Stored items from a collection:
* * * * * * * * *

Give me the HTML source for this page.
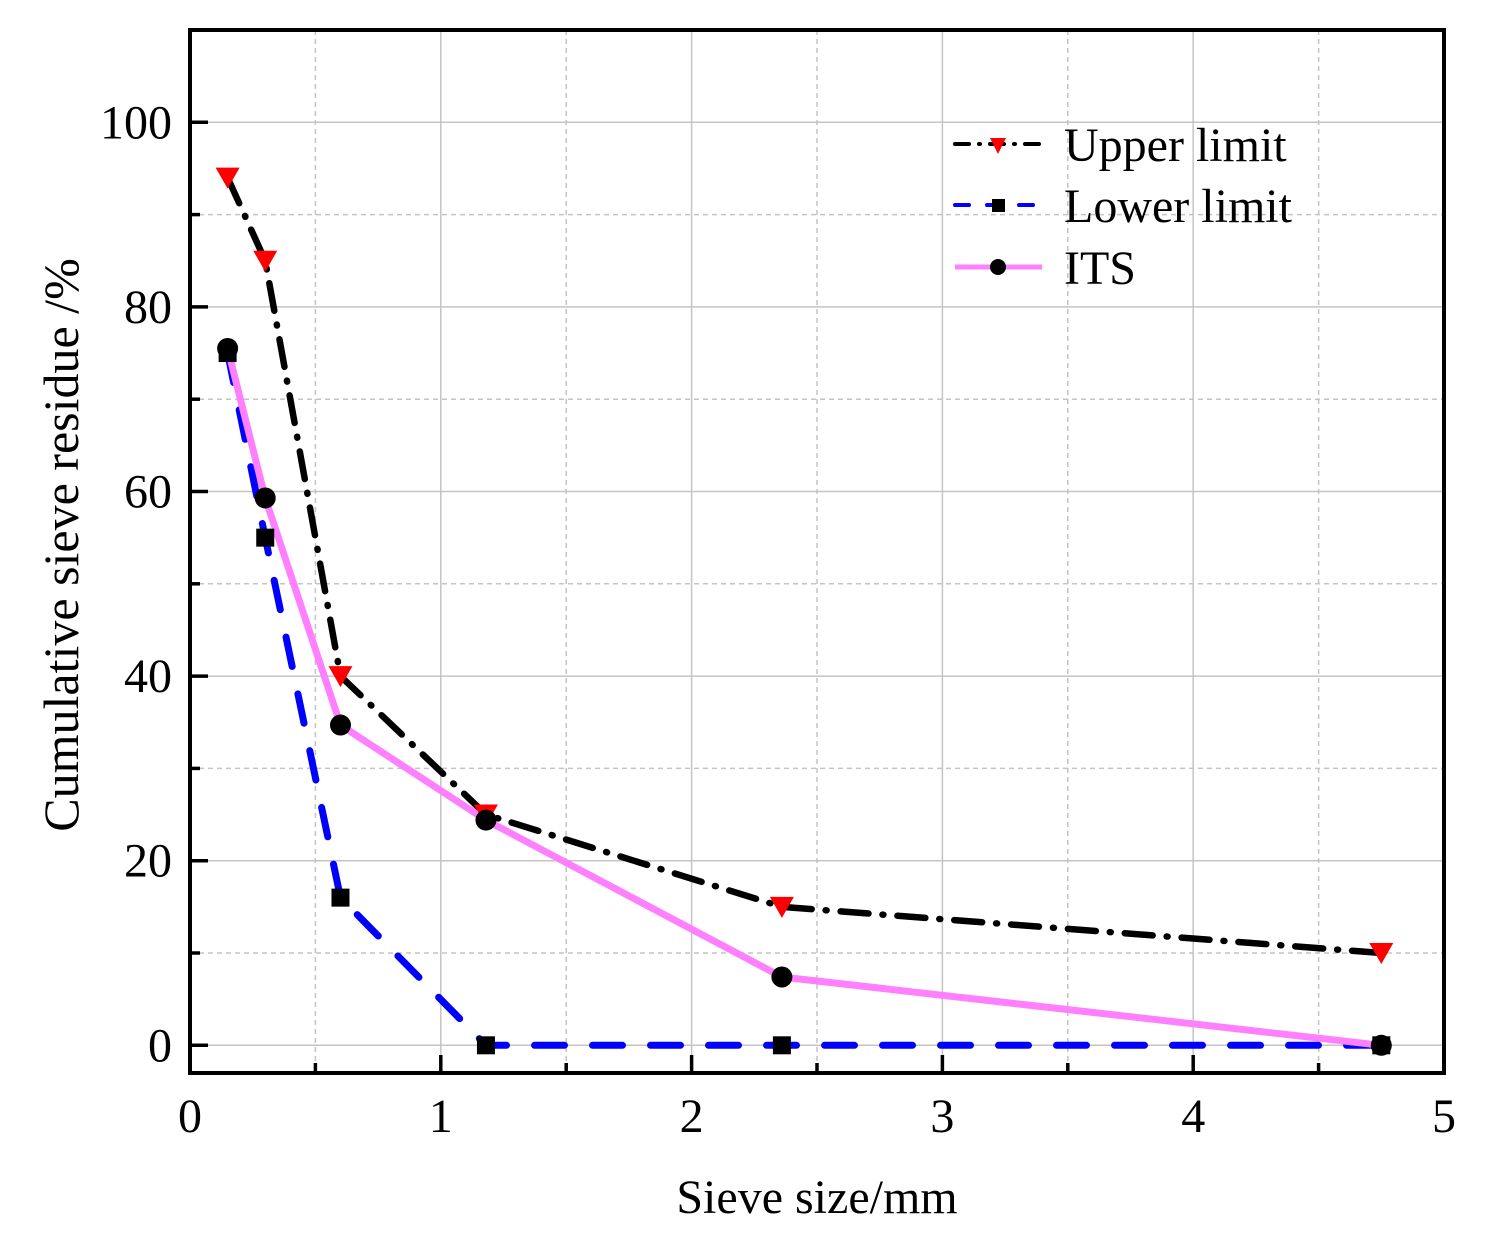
<!DOCTYPE html>
<html><head><meta charset="utf-8"><style>
body{margin:0;background:#fff}
svg{display:block;font-family:"Liberation Serif",serif}
</style></head><body>
<svg id="chart" width="1495" height="1233" viewBox="0 0 1495 1233" xmlns="http://www.w3.org/2000/svg">
<g id="grid"></g>
<g id="series"></g>
<g id="axes"></g>
<text x="817" y="1213" font-size="48" text-anchor="middle">Sieve size/mm</text>
<text transform="translate(78,545) rotate(-90)" font-size="50" text-anchor="middle">Cumulative sieve residue /%</text>
<g>
  <g>
    <line x1="955" y1="144" x2="1042" y2="144" stroke="#000" stroke-width="4" stroke-linecap="round" stroke-dasharray="14,10,1,10"/>
    <path d="M990,138 L1006,138 L998,154 Z" fill="#f00"/>
    <text x="1064" y="161" font-size="48">Upper limit</text>
  </g>
  <g>
    <line x1="955" y1="205" x2="1042" y2="205" stroke="#00f" stroke-width="4" stroke-linecap="round" stroke-dasharray="14,18"/>
    <rect x="992" y="199" width="13" height="13" fill="#000"/>
    <text x="1064" y="222" font-size="48">Lower limit</text>
  </g>
  <g>
    <line x1="955" y1="267" x2="1042" y2="267" stroke="#ff80ff" stroke-width="5"/>
    <circle cx="998" cy="267" r="8" fill="#000"/>
    <text x="1064" y="284" font-size="48">ITS</text>
  </g>
</g>
</svg>
<script>
const sizes = [0.15, 0.3, 0.6, 1.18, 2.36, 4.75];
const upperLimit = [94, 85, 40, 25, 15, 10];
const lowerLimit = [75, 55, 16, 0, 0, 0];
const itsValues = [75.5, 59.3, 34.7, 24.4, 7.4, 0];
const xTicks = [0, 1, 2, 3, 4, 5];
const yTicks = [0, 20, 40, 60, 80, 100];

const X0=190,X1=1444,Y0=1073,Y1=30;
const xMin=0,xMax=5,yMin=-3,yMax=110;
const sx=v=>X0+(v-xMin)/(xMax-xMin)*(X1-X0);
const sy=v=>Y0-(v-yMin)/(yMax-yMin)*(Y0-Y1);
const NS='http://www.w3.org/2000/svg';
function mk(tag,attrs,parent){const e=document.createElementNS(NS,tag);for(const k in attrs)e.setAttribute(k,attrs[k]);parent.appendChild(e);return e;}
const grid=document.getElementById('grid'),axes=document.getElementById('axes'),series=document.getElementById('series');

for(let v=0.5;v<5;v+=0.5){const major=Math.abs(v-Math.round(v))<1e-9;
const e=mk('line',{x1:sx(v),x2:sx(v),y1:Y1,y2:Y0,stroke:'#c4c4c4','stroke-width':1.5,'stroke-dasharray':major?'none':'5,4'},grid);

}
for(let v=0;v<=110;v+=10){const major=v%20===0;
const e=mk('line',{x1:X0,x2:X1,y1:sy(v),y2:sy(v),stroke:'#c4c4c4','stroke-width':1.5,'stroke-dasharray':major?'none':'5,4'},grid);

}

const frame=mk('rect',{x:X0,y:Y1,width:X1-X0,height:Y0-Y1,fill:'none',stroke:'#000','stroke-width':4},axes);


for(let v=0;v<=5;v+=0.5){const major=Math.abs(v-Math.round(v))<1e-9;const L=major?18:10;
mk('line',{x1:sx(v),x2:sx(v),y1:Y0,y2:Y0-L,stroke:'#000','stroke-width':3.5},axes);}
for(let v=0;v<=110;v+=10){const major=v%20===0;const L=major?18:10;
mk('line',{x1:X0,x2:X0+L,y1:sy(v),y2:sy(v),stroke:'#000','stroke-width':3.5},axes);}
xTicks.forEach(v=>{const t=mk('text',{x:sx(v),y:1132,'font-size':48,'text-anchor':'middle'},axes);t.textContent=v;

});
yTicks.forEach(v=>{const t=mk('text',{x:172,y:sy(v)+16,'font-size':48,'text-anchor':'end'},axes);t.textContent=v;

});

function pts(vals){return sizes.map((x,i)=>sx(x)+','+sy(vals[i])).join(' ');}
const lu=mk('polyline',{points:pts(upperLimit),fill:'none',stroke:'#000','stroke-width':6.5,'stroke-linecap':'round','stroke-linejoin':'round','stroke-dasharray':'28,14,1,14'},series);


const ll=mk('polyline',{points:pts(lowerLimit),fill:'none',stroke:'#00f','stroke-width':7,'stroke-linecap':'round','stroke-linejoin':'round','stroke-dasharray':'30,28'},series);


const li=mk('polyline',{points:pts(itsValues),fill:'none',stroke:'#ff80ff','stroke-width':7,'stroke-linejoin':'round'},series);


sizes.forEach((x,i)=>{
 const cx=sx(x);
 let y=sy(upperLimit[i]);
 const t=mk('path',{d:`M${cx-12},${y-10} L${cx+12},${y-10} L${cx},${y+11} Z`,fill:'#f00'},series);
 
 
 y=sy(lowerLimit[i]);
 const r=mk('rect',{x:cx-9,y:y-9,width:18,height:18,fill:'#000'},series);
 
 
 y=sy(itsValues[i]);
 const c=mk('circle',{cx:cx,cy:y,r:10.5,fill:'#000'},series);
 
 
});
</script>
</body></html>
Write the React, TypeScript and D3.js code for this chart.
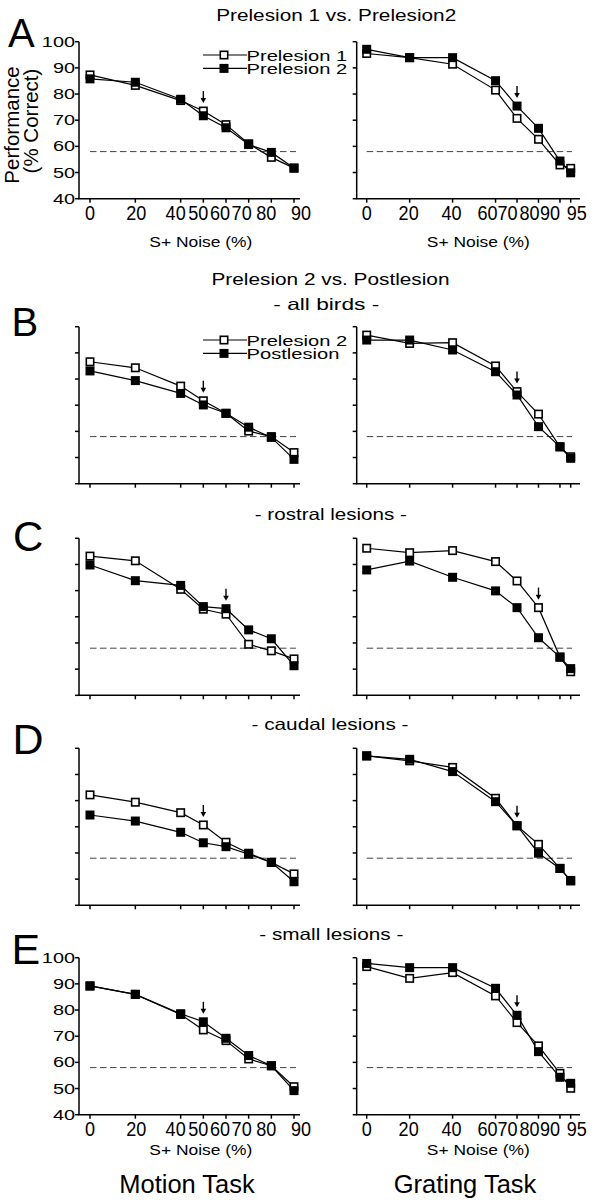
import React from 'react';
import * as d3 from 'd3';

// ---------- data ----------
const motionNoise = [0, 20, 40, 50, 60, 70, 80, 90];
const gratingNoise = [0, 20, 40, 60, 70, 80, 90, 95];
const yTicks = [40, 50, 60, 70, 80, 90, 100];
const chanceLevel = 58;

// Panel A: Prelesion 1 (open) vs Prelesion 2 (filled)
const aMotionPre1 = [87.3, 83.3, 77.5, 73.5, 68.3, 61.0, 55.8, 51.7];
const aMotionPre2 = [85.8, 84.5, 78.0, 71.7, 67.1, 60.7, 57.7, 51.7];
const aGratingPre1 = [95.5, 93.9, 91.4, 81.5, 70.7, 62.7, 52.9, 51.6];
const aGratingPre2 = [97.1, 93.9, 93.9, 85.1, 75.4, 66.9, 54.4, 49.9];
// Panel B: all birds, Prelesion 2 (open) vs Postlesion (filled)
const bMotionPre2 = [86.6, 84.3, 77.3, 71.7, 66.9, 60.1, 58.0, 51.9];
const bMotionPost = [83.1, 79.4, 74.5, 70.1, 66.9, 61.6, 57.7, 49.3];
const bGratingPre2 = [96.8, 93.6, 93.9, 85.0, 75.2, 66.6, 54.1, 50.3];
const bGratingPost = [94.9, 94.9, 91.1, 82.8, 73.9, 61.8, 54.1, 49.7];
// Panel C: rostral lesions
const cMotionPre2 = [93.2, 91.4, 80.5, 72.9, 71.0, 59.5, 57.0, 53.9];
const cMotionPost = [89.8, 83.8, 82.0, 73.9, 73.1, 65.0, 61.6, 51.3];
const cGratingPre2 = [96.2, 94.5, 95.3, 91.1, 83.7, 73.5, 54.6, 49.0];
const cGratingPost = [87.9, 91.3, 85.1, 79.9, 73.5, 62.0, 54.6, 50.2];
// Panel D: caudal lesions
const dMotionPre2 = [82.2, 79.4, 75.4, 70.7, 64.1, 59.9, 56.4, 52.0];
const dMotionPost = [74.5, 72.2, 67.9, 63.9, 62.4, 59.5, 56.4, 49.0];
const dGratingPre2 = [97.1, 95.2, 92.7, 80.9, 70.4, 63.3, 54.1, 49.5];
const dGratingPost = [97.1, 95.8, 91.1, 79.6, 70.4, 59.9, 54.1, 49.3];
// Panel E: small lesions
const eMotionPre2 = [89.2, 86.0, 78.3, 72.4, 68.3, 61.3, 58.7, 50.7];
const eMotionPost = [89.2, 86.0, 78.6, 75.5, 69.2, 62.6, 58.7, 49.2];
const eGratingPre2 = [96.6, 92.1, 94.3, 85.4, 75.2, 66.3, 55.8, 50.1];
const eGratingPost = [97.8, 96.2, 96.2, 88.3, 78.0, 64.1, 54.3, 52.0];

const letters = ['A', 'B', 'C', 'D', 'E'];
const motionArrow = [50, 50, 60, 50, 50];
const gratingArrow = [70, 70, 80, 70, 70];
const legendA = ['Prelesion 1', 'Prelesion 2'];
const legendB = ['Prelesion 2', 'Postlesion'];
const subtitles = ['- all birds -', '- rostral lesions -', '- caudal lesions -', '- small lesions -'];

// ---------- layout ----------
const FONT = "'Liberation Sans', Arial, Helvetica, sans-serif";
const W = 594;
const H = 1200;
const PLOT_H = 157;
const panelTops = [41.7, 326.7, 538.3, 748.3, 957.7];
const letterPos = [
  { x: 8, y: 47, s: 40 },
  { x: 11.5, y: 336, s: 40 },
  { x: 13, y: 550.5, s: 42 },
  { x: 12.5, y: 753.5, s: 43 },
  { x: 11.5, y: 963.5, s: 43 },
];
const left = { axisX: 79, r0: 90, r1: 294, end: 300, dashEnd: 296, domainMax: 90 };
const right = { axisX: 356.7, r0: 366.7, r1: 570.7, end: 580, dashEnd: 572, domainMax: 95 };
const motionLabelShift = [0, 1, -5, -5, -6, -7, -5, 7];
const gratingLabelShift = [0, -1, -1, -8, -9.5, -9, -10, 6];
const subtitlePos = [
  { cx: 326.3, y: 310, w: 106 },
  { cx: 330.8, y: 520, w: 152 },
  { cx: 330, y: 730, w: 157 },
  { cx: 331.3, y: 940, w: 144 },
];

const SX = 1.3;

function ST({ x, y, size, sx = SX, anchor = 'start', children }: any) {
  return (
    <text
      transform={`translate(${x},${y}) scale(${sx},1)`}
      fontSize={size}
      textAnchor={anchor}
      fontFamily={FONT}
      fill="#000"
    >
      {children}
    </text>
  );
}

function Sq({ x, y, filled }: any) {
  return filled ? (
    <rect x={x - 4.5} y={y - 4.5} width={9} height={9} fill="#000" />
  ) : (
    <rect x={x - 3.7} y={y - 3.7} width={7.4} height={7.4} fill="#fff" stroke="#000" strokeWidth={1.6} />
  );
}

function SubPlot({ top, side, noise, openVals, filledVals, arrowAt, yLabels, xLabels, labelShift, legend }: any) {
  const x = d3.scaleLinear().domain([0, side.domainMax]).range([side.r0, side.r1]);
  const y = d3.scaleLinear().domain([40, 100]).range([top + PLOT_H, top]);
  const bottom = top + PLOT_H;
  const line = d3
    .line<number>()
    .x((_, i) => x(noise[i]))
    .y((d) => y(d));
  const ai = noise.indexOf(arrowAt);
  const tip = Math.min(y(openVals[ai]), y(filledVals[ai])) - 8;
  const ax = x(arrowAt);
  return (
    <g>
      {/* chance line */}
      <line
        x1={x(0)}
        x2={side.dashEnd}
        y1={y(chanceLevel)}
        y2={y(chanceLevel)}
        stroke="#444"
        strokeWidth={1}
        strokeDasharray="6.5,3.5"
      />
      {/* axes */}
      <path
        d={`M${side.axisX},${top}V${bottom}H${side.end}`}
        fill="none"
        stroke="#000"
        strokeWidth={1.5}
      />
      {yTicks.map((t) => (
        <line key={'yt' + t} x1={side.axisX - 4} x2={side.axisX} y1={y(t)} y2={y(t)} stroke="#000" strokeWidth={1.5} />
      ))}
      {noise.map((n: number) => (
        <line key={'xt' + n} x1={x(n)} x2={x(n)} y1={bottom} y2={bottom + 4} stroke="#000" strokeWidth={1.5} />
      ))}
      {yLabels &&
        yTicks.map((t) => (
          <ST key={'yl' + t} x={75} y={y(t) + 5} size={14} sx={1.42} anchor="end">
            {t}
          </ST>
        ))}
      {xLabels &&
        noise.map((n: number, i: number) => (
          <ST key={'xl' + n} x={x(n) + labelShift[i]} y={bottom + 21.5} size={21} sx={0.86} anchor="middle">
            {n}
          </ST>
        ))}
      {/* lines */}
      <path d={line(openVals) || ''} fill="none" stroke="#000" strokeWidth={1.2} />
      <path d={line(filledVals) || ''} fill="none" stroke="#000" strokeWidth={1.2} />
      {openVals.map((v: number, i: number) => (
        <Sq key={'o' + i} x={x(noise[i])} y={y(v)} filled={false} />
      ))}
      {filledVals.map((v: number, i: number) => (
        <Sq key={'f' + i} x={x(noise[i])} y={y(v)} filled={true} />
      ))}
      {/* arrow */}
      <line x1={ax} x2={ax} y1={tip - 12} y2={tip - 4} stroke="#000" strokeWidth={1.4} />
      <path d={`M${ax - 2.8},${tip - 5}L${ax + 2.8},${tip - 5}L${ax},${tip}Z`} fill="#000" />
      {legend && (
        <g>
          {legend.map((lab: string, i: number) => {
            const ly = top + 13.3 + i * 13.4;
            return (
              <g key={lab}>
                <line x1={203} x2={247} y1={ly} y2={ly} stroke="#000" strokeWidth={1.2} />
                <Sq x={224} y={ly} filled={i === 1} />
                <ST x={246.5} y={ly + 6} size={14} sx={1.44}>
                  {lab}
                </ST>
              </g>
            );
          })}
        </g>
      )}
    </g>
  );
}

const panelData = [
  { m: [aMotionPre1, aMotionPre2], g: [aGratingPre1, aGratingPre2], legend: legendA },
  { m: [bMotionPre2, bMotionPost], g: [bGratingPre2, bGratingPost], legend: legendB },
  { m: [cMotionPre2, cMotionPost], g: [cGratingPre2, cGratingPost], legend: null },
  { m: [dMotionPre2, dMotionPost], g: [dGratingPre2, dGratingPost], legend: null },
  { m: [eMotionPre2, eMotionPost], g: [eGratingPre2, eGratingPost], legend: null },
];

export default function App() {
  return (
    <svg
      width={W}
      height={H}
      viewBox={`0 0 ${W} ${H}`}
      style={{ position: 'absolute', left: 0, top: 0, background: '#fff' }}
    >
      <rect x={0} y={0} width={W} height={H} fill="#fff" />
      {/* titles */}
      <text x={336.2} y={21} fontSize={16.5} fontFamily={FONT} textAnchor="middle" textLength={240} lengthAdjust="spacingAndGlyphs">
        Prelesion 1 vs. Prelesion2
      </text>
      <text x={330.5} y={285} fontSize={16.5} fontFamily={FONT} textAnchor="middle" textLength={238} lengthAdjust="spacingAndGlyphs">
        Prelesion 2 vs. Postlesion
      </text>
      {subtitles.map((s, i) => (
        <text
          key={s}
          x={subtitlePos[i].cx}
          y={subtitlePos[i].y}
          fontSize={16.5}
          fontFamily={FONT}
          textAnchor="middle"
          textLength={subtitlePos[i].w}
          lengthAdjust="spacingAndGlyphs"
        >
          {s}
        </text>
      ))}
      {/* y-axis label */}
      <text transform="translate(19,125) rotate(-90)" fontSize={20.5} fontFamily={FONT} textAnchor="middle">
        Performance
      </text>
      <text transform="translate(37.5,121) rotate(-90)" fontSize={20.5} fontFamily={FONT} textAnchor="middle">
        (% Correct)
      </text>
      {panelData.map((p, pi) => {
        const top = panelTops[pi];
        const showX = pi === 0 || pi === 4;
        return (
          <g key={pi}>
            <text x={letterPos[pi].x} y={letterPos[pi].y} fontSize={letterPos[pi].s} fontFamily={FONT}>
              {letters[pi]}
            </text>
            <SubPlot
              top={top}
              side={left}
              noise={motionNoise}
              openVals={p.m[0]}
              filledVals={p.m[1]}
              arrowAt={motionArrow[pi]}
              yLabels={showX}
              xLabels={showX}
              labelShift={motionLabelShift}
              legend={p.legend}
            />
            <SubPlot
              top={top}
              side={right}
              noise={gratingNoise}
              openVals={p.g[0]}
              filledVals={p.g[1]}
              arrowAt={gratingArrow[pi]}
              yLabels={false}
              xLabels={showX}
              labelShift={gratingLabelShift}
              legend={null}
            />
          </g>
        );
      })}
      {/* x-axis titles */}
      <ST x={200.8} y={247} size={15} sx={1.16} anchor="middle">S+ Noise (%)</ST>
      <ST x={478.3} y={247} size={15} sx={1.16} anchor="middle">S+ Noise (%)</ST>
      <ST x={200.8} y={1155} size={15} sx={1.16} anchor="middle">S+ Noise (%)</ST>
      <ST x={478.3} y={1155} size={15} sx={1.16} anchor="middle">S+ Noise (%)</ST>
      {/* task labels */}
      <text x={187} y={1193} fontSize={25.5} fontFamily={FONT} textAnchor="middle">
        Motion Task
      </text>
      <text x={465} y={1193} fontSize={25.5} fontFamily={FONT} textAnchor="middle">
        Grating Task
      </text>
    </svg>
  );
}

* * * * * * * * *

DIRECTIONS:
From the records above, give again only the part that opens with the line containing "Write the React, TypeScript" and closes with the line containing "const chanceLevel = 58;". Keep both ends but drop the pictures.

SOLUTION TO THE PROBLEM:
Write the React, TypeScript and D3.js code for this chart.
import React from 'react';
import * as d3 from 'd3';

// ---------- data ----------
const motionNoise = [0, 20, 40, 50, 60, 70, 80, 90];
const gratingNoise = [0, 20, 40, 60, 70, 80, 90, 95];
const yTicks = [40, 50, 60, 70, 80, 90, 100];
const chanceLevel = 58;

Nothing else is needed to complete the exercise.